- [GIVEN TASK]: Look for the line containing "Emit a web page" and the line containing "const watermark = '掘金技术社区 @ 果冻人工智能';" in the entries below. Copy those two and all lines between them exactly, leaving out pictures.

- [RECORDED DATA]:
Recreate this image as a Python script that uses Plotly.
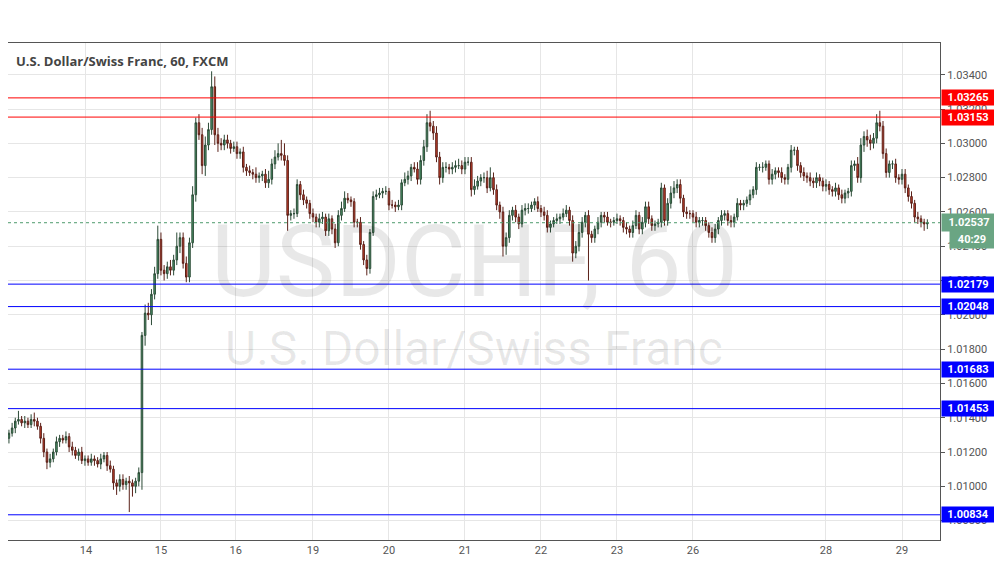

* * *

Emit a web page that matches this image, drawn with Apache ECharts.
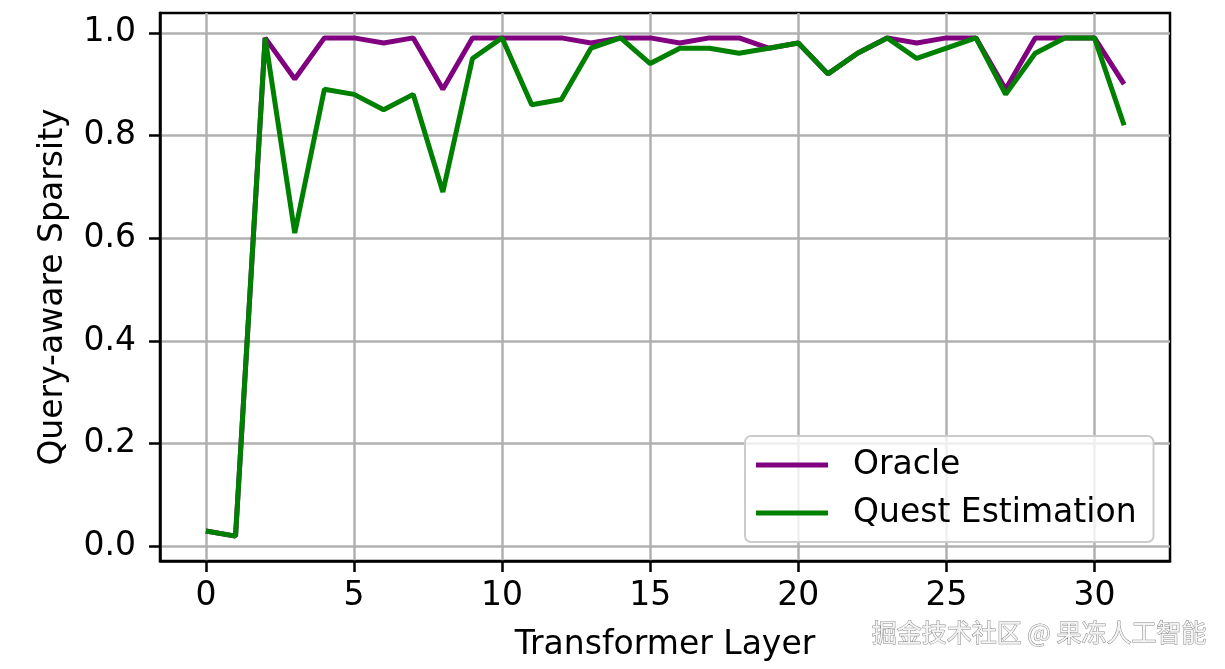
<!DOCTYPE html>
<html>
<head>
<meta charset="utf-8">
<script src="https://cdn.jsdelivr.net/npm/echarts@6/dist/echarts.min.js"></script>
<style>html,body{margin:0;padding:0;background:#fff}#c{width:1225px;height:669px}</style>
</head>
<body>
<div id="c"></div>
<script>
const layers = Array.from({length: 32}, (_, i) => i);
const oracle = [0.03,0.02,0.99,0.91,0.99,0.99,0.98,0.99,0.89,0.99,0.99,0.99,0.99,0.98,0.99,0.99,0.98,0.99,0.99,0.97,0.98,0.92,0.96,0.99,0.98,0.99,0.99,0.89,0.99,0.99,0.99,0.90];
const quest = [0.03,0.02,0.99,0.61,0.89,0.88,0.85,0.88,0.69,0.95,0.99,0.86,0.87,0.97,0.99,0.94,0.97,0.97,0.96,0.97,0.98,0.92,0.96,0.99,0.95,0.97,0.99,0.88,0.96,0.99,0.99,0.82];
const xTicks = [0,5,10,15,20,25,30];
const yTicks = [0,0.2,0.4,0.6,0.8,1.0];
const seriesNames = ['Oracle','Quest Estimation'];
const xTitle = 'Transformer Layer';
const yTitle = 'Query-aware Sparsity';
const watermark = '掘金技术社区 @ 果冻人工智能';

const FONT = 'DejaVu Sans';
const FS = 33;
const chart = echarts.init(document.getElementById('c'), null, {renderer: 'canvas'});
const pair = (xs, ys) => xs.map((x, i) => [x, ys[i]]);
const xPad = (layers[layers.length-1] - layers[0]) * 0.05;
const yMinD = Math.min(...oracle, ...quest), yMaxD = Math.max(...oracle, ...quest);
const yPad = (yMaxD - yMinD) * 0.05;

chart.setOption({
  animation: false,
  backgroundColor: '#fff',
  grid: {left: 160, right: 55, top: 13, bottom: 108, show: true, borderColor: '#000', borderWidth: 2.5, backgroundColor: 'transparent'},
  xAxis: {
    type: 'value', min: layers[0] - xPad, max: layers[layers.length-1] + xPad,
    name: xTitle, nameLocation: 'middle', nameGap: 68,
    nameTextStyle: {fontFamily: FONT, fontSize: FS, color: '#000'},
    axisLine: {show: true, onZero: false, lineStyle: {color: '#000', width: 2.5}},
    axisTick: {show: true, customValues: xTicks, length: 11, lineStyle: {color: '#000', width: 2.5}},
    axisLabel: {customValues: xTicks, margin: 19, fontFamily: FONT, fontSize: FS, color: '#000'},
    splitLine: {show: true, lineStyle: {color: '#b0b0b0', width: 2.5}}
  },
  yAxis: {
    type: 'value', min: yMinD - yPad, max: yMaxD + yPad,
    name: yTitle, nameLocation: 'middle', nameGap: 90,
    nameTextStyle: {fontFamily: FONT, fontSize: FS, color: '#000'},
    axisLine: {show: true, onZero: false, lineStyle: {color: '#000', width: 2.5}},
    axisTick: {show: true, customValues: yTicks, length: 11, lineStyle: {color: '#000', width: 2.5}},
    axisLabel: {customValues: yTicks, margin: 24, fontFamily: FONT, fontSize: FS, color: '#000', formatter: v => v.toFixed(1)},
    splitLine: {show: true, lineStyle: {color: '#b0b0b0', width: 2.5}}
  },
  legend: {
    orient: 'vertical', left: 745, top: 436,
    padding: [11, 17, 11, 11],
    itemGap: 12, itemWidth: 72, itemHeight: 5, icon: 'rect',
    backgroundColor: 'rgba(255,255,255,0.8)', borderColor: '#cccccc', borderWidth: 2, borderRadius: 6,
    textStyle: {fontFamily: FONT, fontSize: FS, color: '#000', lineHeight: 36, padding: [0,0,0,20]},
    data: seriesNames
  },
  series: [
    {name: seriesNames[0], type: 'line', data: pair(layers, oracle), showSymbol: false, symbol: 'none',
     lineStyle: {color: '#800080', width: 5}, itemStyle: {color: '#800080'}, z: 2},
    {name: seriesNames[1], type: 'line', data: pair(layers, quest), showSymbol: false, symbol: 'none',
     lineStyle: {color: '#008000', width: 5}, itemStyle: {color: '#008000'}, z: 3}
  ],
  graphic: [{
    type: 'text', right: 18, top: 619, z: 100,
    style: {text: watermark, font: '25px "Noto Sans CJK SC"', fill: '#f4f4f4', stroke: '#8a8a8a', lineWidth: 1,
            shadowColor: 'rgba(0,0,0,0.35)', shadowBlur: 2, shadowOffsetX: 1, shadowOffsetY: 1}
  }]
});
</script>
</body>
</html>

- [CORRECT ANSWER]:
Emit a web page that matches this image, drawn with Apache ECharts.
<!DOCTYPE html>
<html>
<head>
<meta charset="utf-8">
<script src="https://cdn.jsdelivr.net/npm/echarts@6/dist/echarts.min.js"></script>
<style>html,body{margin:0;padding:0;background:#fff}#c{width:1225px;height:669px}</style>
</head>
<body>
<div id="c"></div>
<script>
const layers = Array.from({length: 32}, (_, i) => i);
const oracle = [0.03,0.02,0.99,0.91,0.99,0.99,0.98,0.99,0.89,0.99,0.99,0.99,0.99,0.98,0.99,0.99,0.98,0.99,0.99,0.97,0.98,0.92,0.96,0.99,0.98,0.99,0.99,0.89,0.99,0.99,0.99,0.90];
const quest = [0.03,0.02,0.99,0.61,0.89,0.88,0.85,0.88,0.69,0.95,0.99,0.86,0.87,0.97,0.99,0.94,0.97,0.97,0.96,0.97,0.98,0.92,0.96,0.99,0.95,0.97,0.99,0.88,0.96,0.99,0.99,0.82];
const xTicks = [0,5,10,15,20,25,30];
const yTicks = [0,0.2,0.4,0.6,0.8,1.0];
const seriesNames = ['Oracle','Quest Estimation'];
const xTitle = 'Transformer Layer';
const yTitle = 'Query-aware Sparsity';
const watermark = '掘金技术社区 @ 果冻人工智能';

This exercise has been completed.